- _WHAT YOU SHOULD DO_:
Write out the opening lines of the data word for word, up to and including the line with "of a shared", and leave every picture and every later line out.

- _INFORMATION SHOWN_:
[start]

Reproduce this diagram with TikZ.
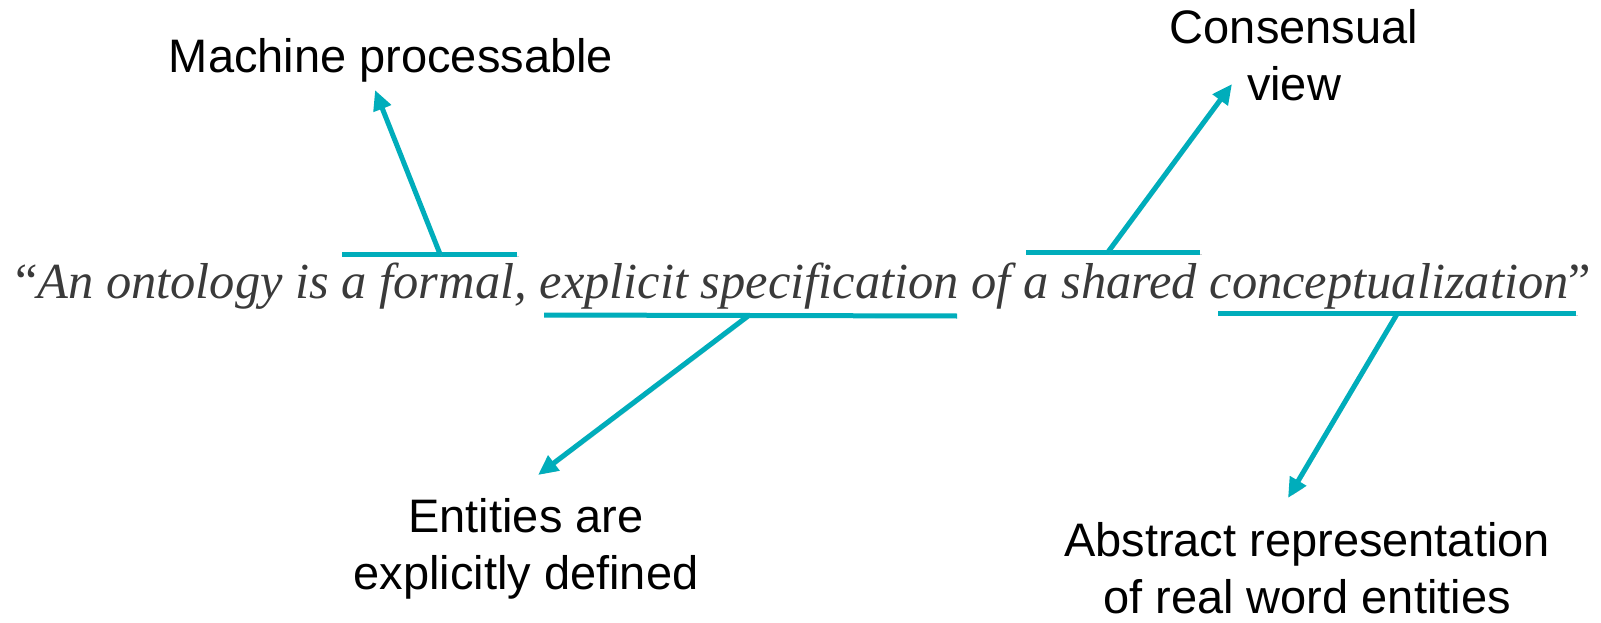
\documentclass[tikz,border=0pt]{standalone}
\usepackage{fontspec}
\setmainfont{Liberation Serif}
\setsansfont{Liberation Sans}
\usetikzlibrary{
  arrows.meta,
  positioning
}
\definecolor{tealline}{RGB}{0,173,187}
\definecolor{quotegray}{RGB}{58,58,58}

\begin{document}
\begin{tikzpicture}[
  x=1pt,
  y=-1pt,
  >={Triangle[length=20pt,width=18pt]},
  bar/.style={line width=5pt, tealline,
    preaction={draw=black!40, opacity=0.45,
      transform canvas={shift={(1.5pt,-2pt)}}}},
  pointer/.style={bar, ->},
  tagtext/.style={font=\sffamily\fontsize{47}{57}\selectfont,
    align=center, inner sep=0pt},
  quotetext/.style={font=\rmfamily\fontsize{50.5}{60}\selectfont,
    text=quotegray, inner sep=0pt},
  every node/.style={inner sep=0pt}
]

  % Page frame.
  \useasboundingbox (0,0) rectangle (1601,623);

  % The definition itself.
  \node[quotetext,anchor=base] (defn) at (803,298)
    {“\textit{An ontology is a formal, explicit specification
     of a shared conceptualization}”};

  % Comments around the definition (base = last line).
  \node[tagtext,anchor=base] (mach) at (391,73) {Machine processable};
  \node[tagtext,anchor=base] (cons) at (1294,101) {Consensual\\view};
  \node[tagtext,anchor=base] (enti) at (526,589)
    {Entities are\\explicitly defined};
  \node[tagtext,anchor=base] (abst) at (1307,613)
    {Abstract representation\\of real word entities};

  % Underlines and overlines on the key words.
  \coordinate (b1w) at (342,254);  \coordinate (b1e) at (517,254);
  \coordinate (b2w) at (544,315);  \coordinate (b2e) at (957,316);
  \coordinate (b3w) at (1026,252); \coordinate (b3e) at (1200,252);
  \coordinate (b4w) at (1218,313); \coordinate (b4e) at (1576,313);
  \draw[bar] (b1w) -- (b1e);
  \draw[bar] (b2w) -- (b2e);
  \draw[bar] (b3w) -- (b3e);
  \draw[bar] (b4w) -- (b4e);

  % Arrows from each line to its comment.
  \coordinate (b1m) at (440,254);  \coordinate (t1) at (375,90);
  \coordinate (b2m) at (748,316);  \coordinate (t2) at (538,475);
  \coordinate (b3m) at (1108,252); \coordinate (t3) at (1232,84);
  \coordinate (b4m) at (1397,314); \coordinate (t4) at (1288,498);
  \draw[pointer] (b1m) -- (t1);
  \draw[pointer] (b2m) -- (t2);
  \draw[pointer] (b3m) -- (t3);
  \draw[pointer] (b4m) -- (t4);

\end{tikzpicture}
\end{document}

[end]

- _OUTPUT_:
Reproduce this diagram with TikZ.
\documentclass[tikz,border=0pt]{standalone}
\usepackage{fontspec}
\setmainfont{Liberation Serif}
\setsansfont{Liberation Sans}
\usetikzlibrary{
  arrows.meta,
  positioning
}
\definecolor{tealline}{RGB}{0,173,187}
\definecolor{quotegray}{RGB}{58,58,58}

\begin{document}
\begin{tikzpicture}[
  x=1pt,
  y=-1pt,
  >={Triangle[length=20pt,width=18pt]},
  bar/.style={line width=5pt, tealline,
    preaction={draw=black!40, opacity=0.45,
      transform canvas={shift={(1.5pt,-2pt)}}}},
  pointer/.style={bar, ->},
  tagtext/.style={font=\sffamily\fontsize{47}{57}\selectfont,
    align=center, inner sep=0pt},
  quotetext/.style={font=\rmfamily\fontsize{50.5}{60}\selectfont,
    text=quotegray, inner sep=0pt},
  every node/.style={inner sep=0pt}
]

  % Page frame.
  \useasboundingbox (0,0) rectangle (1601,623);

  % The definition itself.
  \node[quotetext,anchor=base] (defn) at (803,298)
    {“\textit{An ontology is a formal, explicit specification
     of a shared conceptualization}”};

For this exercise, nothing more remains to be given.